start

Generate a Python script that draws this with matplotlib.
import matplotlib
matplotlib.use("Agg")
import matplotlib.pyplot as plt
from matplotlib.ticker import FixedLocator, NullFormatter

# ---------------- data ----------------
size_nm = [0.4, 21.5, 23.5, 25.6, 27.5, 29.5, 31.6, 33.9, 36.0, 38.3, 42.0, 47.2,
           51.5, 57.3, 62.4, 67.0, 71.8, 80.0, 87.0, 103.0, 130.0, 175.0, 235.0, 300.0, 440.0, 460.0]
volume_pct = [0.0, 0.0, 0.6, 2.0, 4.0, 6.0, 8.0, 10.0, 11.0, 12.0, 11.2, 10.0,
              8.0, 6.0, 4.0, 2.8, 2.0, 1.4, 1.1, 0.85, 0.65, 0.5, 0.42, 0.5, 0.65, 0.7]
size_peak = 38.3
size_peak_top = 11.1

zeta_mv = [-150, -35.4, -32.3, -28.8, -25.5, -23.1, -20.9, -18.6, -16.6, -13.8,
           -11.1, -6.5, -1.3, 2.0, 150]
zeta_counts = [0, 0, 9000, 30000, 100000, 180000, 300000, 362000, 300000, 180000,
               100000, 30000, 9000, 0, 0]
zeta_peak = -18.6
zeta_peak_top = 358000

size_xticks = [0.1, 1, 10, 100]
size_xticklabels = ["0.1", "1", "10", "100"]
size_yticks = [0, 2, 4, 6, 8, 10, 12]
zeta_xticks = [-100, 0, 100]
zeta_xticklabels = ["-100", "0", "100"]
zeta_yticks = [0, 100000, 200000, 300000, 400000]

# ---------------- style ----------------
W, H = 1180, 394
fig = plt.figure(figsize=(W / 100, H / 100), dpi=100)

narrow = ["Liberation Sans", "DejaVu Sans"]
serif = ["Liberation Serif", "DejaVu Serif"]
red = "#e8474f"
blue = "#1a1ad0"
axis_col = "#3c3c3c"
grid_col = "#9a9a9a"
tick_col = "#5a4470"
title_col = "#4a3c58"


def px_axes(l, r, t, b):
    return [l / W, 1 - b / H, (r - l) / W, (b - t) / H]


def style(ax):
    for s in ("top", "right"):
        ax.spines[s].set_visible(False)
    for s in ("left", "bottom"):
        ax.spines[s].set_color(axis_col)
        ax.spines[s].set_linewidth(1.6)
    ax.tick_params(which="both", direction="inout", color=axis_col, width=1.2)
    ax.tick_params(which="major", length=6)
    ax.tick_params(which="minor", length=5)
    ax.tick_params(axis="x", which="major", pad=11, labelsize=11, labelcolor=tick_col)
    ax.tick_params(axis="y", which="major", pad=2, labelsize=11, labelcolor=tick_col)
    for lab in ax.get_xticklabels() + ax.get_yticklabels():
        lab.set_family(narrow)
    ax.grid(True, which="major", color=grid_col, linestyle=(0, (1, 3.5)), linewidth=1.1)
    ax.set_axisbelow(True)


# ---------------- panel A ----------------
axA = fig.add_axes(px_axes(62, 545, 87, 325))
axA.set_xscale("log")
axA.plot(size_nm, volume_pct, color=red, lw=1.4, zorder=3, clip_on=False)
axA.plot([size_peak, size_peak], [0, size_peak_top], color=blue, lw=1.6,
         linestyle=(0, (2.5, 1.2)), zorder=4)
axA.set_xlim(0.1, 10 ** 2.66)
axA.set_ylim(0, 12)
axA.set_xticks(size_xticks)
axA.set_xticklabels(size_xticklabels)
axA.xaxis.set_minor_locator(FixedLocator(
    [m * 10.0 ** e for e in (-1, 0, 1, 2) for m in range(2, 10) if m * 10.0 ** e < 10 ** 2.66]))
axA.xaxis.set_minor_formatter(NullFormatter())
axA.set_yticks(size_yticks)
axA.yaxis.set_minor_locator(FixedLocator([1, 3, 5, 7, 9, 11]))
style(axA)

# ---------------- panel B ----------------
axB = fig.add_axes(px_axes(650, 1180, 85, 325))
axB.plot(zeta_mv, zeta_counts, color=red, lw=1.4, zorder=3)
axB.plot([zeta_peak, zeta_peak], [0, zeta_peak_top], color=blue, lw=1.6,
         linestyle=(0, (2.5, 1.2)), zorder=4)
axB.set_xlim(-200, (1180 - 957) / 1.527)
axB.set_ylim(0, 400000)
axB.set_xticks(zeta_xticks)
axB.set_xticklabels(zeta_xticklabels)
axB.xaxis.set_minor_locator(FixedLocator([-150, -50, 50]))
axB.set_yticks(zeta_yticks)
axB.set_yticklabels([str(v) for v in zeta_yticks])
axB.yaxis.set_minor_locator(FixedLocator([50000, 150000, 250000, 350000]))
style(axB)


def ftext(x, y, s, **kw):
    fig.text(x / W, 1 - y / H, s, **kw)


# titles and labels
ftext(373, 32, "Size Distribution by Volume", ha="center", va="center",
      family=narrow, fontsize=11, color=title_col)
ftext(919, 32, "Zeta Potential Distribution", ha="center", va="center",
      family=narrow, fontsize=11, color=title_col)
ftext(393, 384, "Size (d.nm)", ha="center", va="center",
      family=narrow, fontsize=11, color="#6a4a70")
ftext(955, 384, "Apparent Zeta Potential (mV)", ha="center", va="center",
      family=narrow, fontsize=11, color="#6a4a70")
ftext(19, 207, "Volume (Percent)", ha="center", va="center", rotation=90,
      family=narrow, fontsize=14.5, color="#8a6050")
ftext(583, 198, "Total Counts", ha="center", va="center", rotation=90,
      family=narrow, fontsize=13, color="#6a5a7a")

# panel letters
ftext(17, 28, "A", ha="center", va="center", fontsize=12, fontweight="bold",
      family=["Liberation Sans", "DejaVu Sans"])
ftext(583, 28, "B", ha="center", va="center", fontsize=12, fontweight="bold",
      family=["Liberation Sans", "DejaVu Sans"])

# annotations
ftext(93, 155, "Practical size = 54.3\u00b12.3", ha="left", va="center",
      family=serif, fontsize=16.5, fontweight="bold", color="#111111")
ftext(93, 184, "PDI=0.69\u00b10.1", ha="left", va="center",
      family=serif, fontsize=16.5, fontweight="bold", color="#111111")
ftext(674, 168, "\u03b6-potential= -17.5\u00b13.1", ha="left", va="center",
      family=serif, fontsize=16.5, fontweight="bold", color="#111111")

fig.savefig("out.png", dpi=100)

end
start

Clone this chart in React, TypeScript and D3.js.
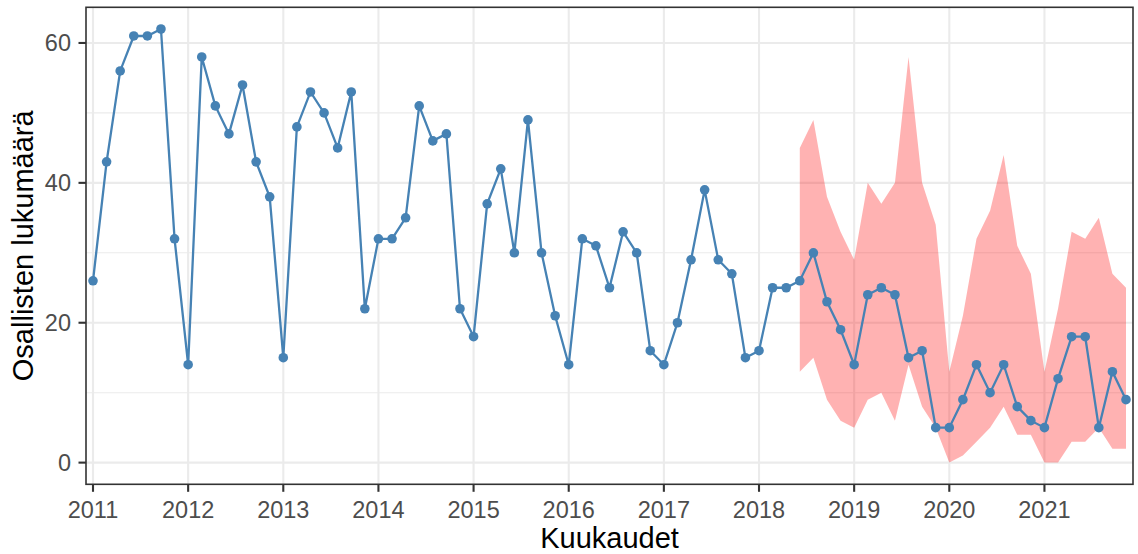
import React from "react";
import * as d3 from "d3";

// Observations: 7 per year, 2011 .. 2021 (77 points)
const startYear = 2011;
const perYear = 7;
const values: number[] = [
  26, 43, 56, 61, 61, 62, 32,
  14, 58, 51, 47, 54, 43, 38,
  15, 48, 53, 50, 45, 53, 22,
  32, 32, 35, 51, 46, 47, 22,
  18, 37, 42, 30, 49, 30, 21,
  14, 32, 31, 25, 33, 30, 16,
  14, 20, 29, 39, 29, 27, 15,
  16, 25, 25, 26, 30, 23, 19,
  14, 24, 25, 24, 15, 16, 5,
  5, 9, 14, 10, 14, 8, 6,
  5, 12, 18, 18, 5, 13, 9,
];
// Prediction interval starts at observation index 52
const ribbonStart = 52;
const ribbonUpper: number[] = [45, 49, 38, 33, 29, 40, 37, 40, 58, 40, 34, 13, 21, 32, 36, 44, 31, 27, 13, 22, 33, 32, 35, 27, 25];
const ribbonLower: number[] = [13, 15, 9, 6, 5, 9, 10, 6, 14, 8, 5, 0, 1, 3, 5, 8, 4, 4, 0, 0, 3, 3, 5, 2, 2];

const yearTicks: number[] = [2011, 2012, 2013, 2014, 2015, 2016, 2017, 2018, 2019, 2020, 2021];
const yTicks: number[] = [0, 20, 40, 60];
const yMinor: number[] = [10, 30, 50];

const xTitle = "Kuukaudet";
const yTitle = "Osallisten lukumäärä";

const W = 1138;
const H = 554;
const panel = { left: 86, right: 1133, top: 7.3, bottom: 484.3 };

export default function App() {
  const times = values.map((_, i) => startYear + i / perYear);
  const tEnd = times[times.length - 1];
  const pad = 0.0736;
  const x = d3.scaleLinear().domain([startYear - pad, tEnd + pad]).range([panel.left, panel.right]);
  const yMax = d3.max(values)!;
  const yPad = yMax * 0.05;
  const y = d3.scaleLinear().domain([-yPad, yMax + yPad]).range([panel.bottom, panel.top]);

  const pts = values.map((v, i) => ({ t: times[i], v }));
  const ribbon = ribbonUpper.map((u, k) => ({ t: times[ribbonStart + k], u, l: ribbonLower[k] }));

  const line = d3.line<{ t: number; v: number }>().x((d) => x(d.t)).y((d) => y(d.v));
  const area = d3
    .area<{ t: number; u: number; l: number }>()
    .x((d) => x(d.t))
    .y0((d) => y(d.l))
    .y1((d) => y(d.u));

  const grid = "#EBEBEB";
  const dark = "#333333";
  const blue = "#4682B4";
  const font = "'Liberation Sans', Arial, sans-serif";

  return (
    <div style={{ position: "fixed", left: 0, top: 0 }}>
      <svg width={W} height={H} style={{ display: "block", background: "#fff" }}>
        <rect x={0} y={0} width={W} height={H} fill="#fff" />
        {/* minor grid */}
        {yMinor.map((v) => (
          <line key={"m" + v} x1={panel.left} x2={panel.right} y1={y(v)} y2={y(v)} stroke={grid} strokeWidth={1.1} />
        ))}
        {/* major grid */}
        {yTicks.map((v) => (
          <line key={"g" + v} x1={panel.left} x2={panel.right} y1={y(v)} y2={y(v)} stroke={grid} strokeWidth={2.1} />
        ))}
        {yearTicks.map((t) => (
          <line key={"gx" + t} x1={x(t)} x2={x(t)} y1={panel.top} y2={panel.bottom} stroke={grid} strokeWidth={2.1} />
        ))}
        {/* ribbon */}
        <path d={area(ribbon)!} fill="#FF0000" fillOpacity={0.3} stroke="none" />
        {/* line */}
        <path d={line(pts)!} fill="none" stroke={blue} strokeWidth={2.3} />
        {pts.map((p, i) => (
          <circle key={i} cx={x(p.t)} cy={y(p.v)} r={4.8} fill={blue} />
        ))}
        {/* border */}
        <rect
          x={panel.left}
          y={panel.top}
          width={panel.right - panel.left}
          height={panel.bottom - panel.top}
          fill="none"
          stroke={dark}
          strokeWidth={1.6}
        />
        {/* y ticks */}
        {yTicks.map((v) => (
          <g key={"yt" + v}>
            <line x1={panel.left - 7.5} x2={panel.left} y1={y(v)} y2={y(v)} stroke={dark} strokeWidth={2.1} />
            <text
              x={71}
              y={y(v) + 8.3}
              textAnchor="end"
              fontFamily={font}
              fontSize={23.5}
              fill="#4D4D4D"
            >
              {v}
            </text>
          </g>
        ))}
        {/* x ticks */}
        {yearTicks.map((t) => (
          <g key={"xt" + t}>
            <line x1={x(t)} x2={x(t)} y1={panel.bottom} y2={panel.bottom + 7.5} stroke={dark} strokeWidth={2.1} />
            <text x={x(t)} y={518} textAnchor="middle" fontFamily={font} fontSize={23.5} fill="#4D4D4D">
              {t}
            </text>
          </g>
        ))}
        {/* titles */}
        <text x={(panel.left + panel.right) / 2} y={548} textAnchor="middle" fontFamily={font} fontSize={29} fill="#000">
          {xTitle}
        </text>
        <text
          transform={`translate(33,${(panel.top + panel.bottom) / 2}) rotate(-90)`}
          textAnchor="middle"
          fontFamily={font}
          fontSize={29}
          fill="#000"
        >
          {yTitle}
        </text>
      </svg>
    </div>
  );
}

end

_THE EXERCISE_: Can you give again only the lines between the one containing "Clone this chart" and the one containing "import * as", counting both, exactly as they appear and without any pictures?

_TASK SOLUTION_:
Clone this chart in React, TypeScript and D3.js.
import React from "react";
import * as d3 from "d3";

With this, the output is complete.